In schools, workplaces and on the streets, Spain fell silent for five minutes on Friday in memory of the 191 people who died in Madrid a year ago in the worst terrorist attack in the country's history.
Candles burn on a train platform in Madrid on Friday
The mood was solemn in the Spanish capital on Friday. Traffic stopped and people emerged from their cars and offices and stood together silently on street corners at midday.
Prime Minister Jose Luis Rodriguez Zapatero laid a white wreath at a park of remembrance in central Madrid where 192 olive and cypress trees mark a lasting tribute to the victims, and to a policeman who was killed in early April during a raid on a suspect's flat.
The day of mourning had begun at sunrise, when church bells tolled at 7:37 a.m. -- the exact moment of the blasts. At the railway stations struck by the bombers a year ago, thousands of commuters went about their daily routine, but they were joined by others who were there to remember, and to grieve.
Two women grive as they commemorate victims of the March 11 train bombings in Madrid, Friday, March 11, 2005, at the same time and same spot a train was blown up by Muslim extremists a year ago.
"We have come here because there are so many people who cannot," a woman said as she wept at El Pozo station while clinging tightly to the arm of her husband Enrique. He was among the 1,900 injured in attacks. He still bears the scars, his head bandaged from yet another operation carried out this week.
Juana Leal, who was widowed by the attacks, placed flowers and lit two candles on the platform of the station in the working class area, one of three that was struck by the bombers.
"I heard the explosion, I phoned his mobile phone and he no longer answered," Leal said, recalling the day her husband died.
"A sense of indignation"
Zapatero's government, which came to power three days after the blasts, had asked workplaces to fall silent and for employees to remember the attacks, blamed on Moroccan extremists linked to the al Qaeda network.
Debris lies next to a destroyed train car after a bomb, exploded in the Atocha railway station in Madrid Thursday March 11, 2004.
Many Spaniards believe the bombs were laid in retaliation for the previous government's support of the US-led war in Iraq. Just before midday a commuter at the packed Atocha station, near where bombs exploded on two trains, said he believed the country had become safer since Zapatero last year made good on an electoral promise to pull Spain's troops out of Iraq.

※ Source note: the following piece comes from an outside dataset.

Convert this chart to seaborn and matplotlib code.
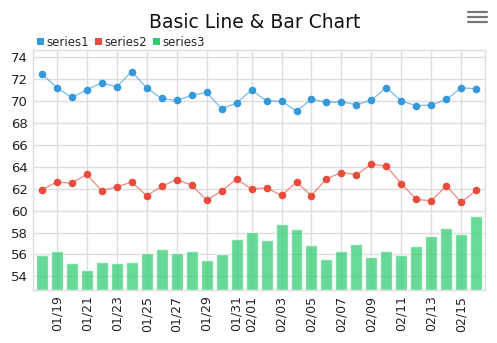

"I still feel a sense of indignation," Ricardo Oliva told AFP. "It was a surprise when it happened, I just did not think that terrorists could do this in my city ... since we withdrew our troops from Iraq, I think the Islamic threat has receded."
Earlier, as sunrise bathed the Madrid skyline in golden light, the capital's church bells rang out for five minutes. The slow, solemn gongs echoed along streets and were broadcast by all television and radio stations.
On public transport, many commuters sat bowed over newspapers bearing the message that Spain would never forget the victims of the attacks, which have become known everywhere in Spanish as "11-M" and which clearly still haunt the country a year later.
"Silence and pain"
"The Open Wound" was how daily El Pais summed up the emotion in a caption alongside a photograph of a railway line glinting in the sun, while on the back page the daily listed the "191 lives broken."
"Silence and Pain," was financial daily Expansion's stark headline, while Cinco Dias opted for "The Memory of Pain." For some the poignancy of the moment was hard to bear. "The same train, the same day. It is not a good feeling," a middle-aged woman commuter told Spanish television reporters.
At midday, trains across Spain pulled into the nearest station for five minutes as flashing signs in stations explained the interruption to passengers.
A middle-aged man named Manuel said he believed it was time for Spaniards to move on.
"I am trying not to think about it too much, I think the best thing is to put it out of our minds," he said.
Amid the lasting emotional trauma, many of the relatives eschewed the official celebrations to mourn the loss of their loved ones in private.
Spain's Muslims thank Spaniards
Spain's Islamic Commission on Friday thanked their countrymen for the "exemplary" way in which they have made a distinction between Islam and terrorism after the March 11, 2004 attacks in Madrid.
"We feel deep and strong solidarity with the victims and their loved ones who have shown an exemplary attitude by never pointing a finger at the country's Muslim population but on the contrary, could tell the difference between terrorists and the Muslim people," the commission's secretary general, Riay Tatari, told private Spanish radio Cadena Ser.
A Muslim woman demonstrates against the Madrid terrorist attack in the Spanish capital.
Referring to the attack, he said: "It causes profound pain to all Muslims." Tatari, one of two secretary generals of the commission that was created by the government in 1991, said the country's Muslims wanted "to express their strongest thanks to all the Spanish people."
In the face of international terrorism, he said, "they knew how to make a clear distinction and see that the terror attacks against the Spanish people were born from the hate of a small minority which has nothing to do with the Muslim population," he added.
The commission called on Spain's imams to firmly condemn terrorism in their mosques on Friday and to pray for all the victims of the attacks.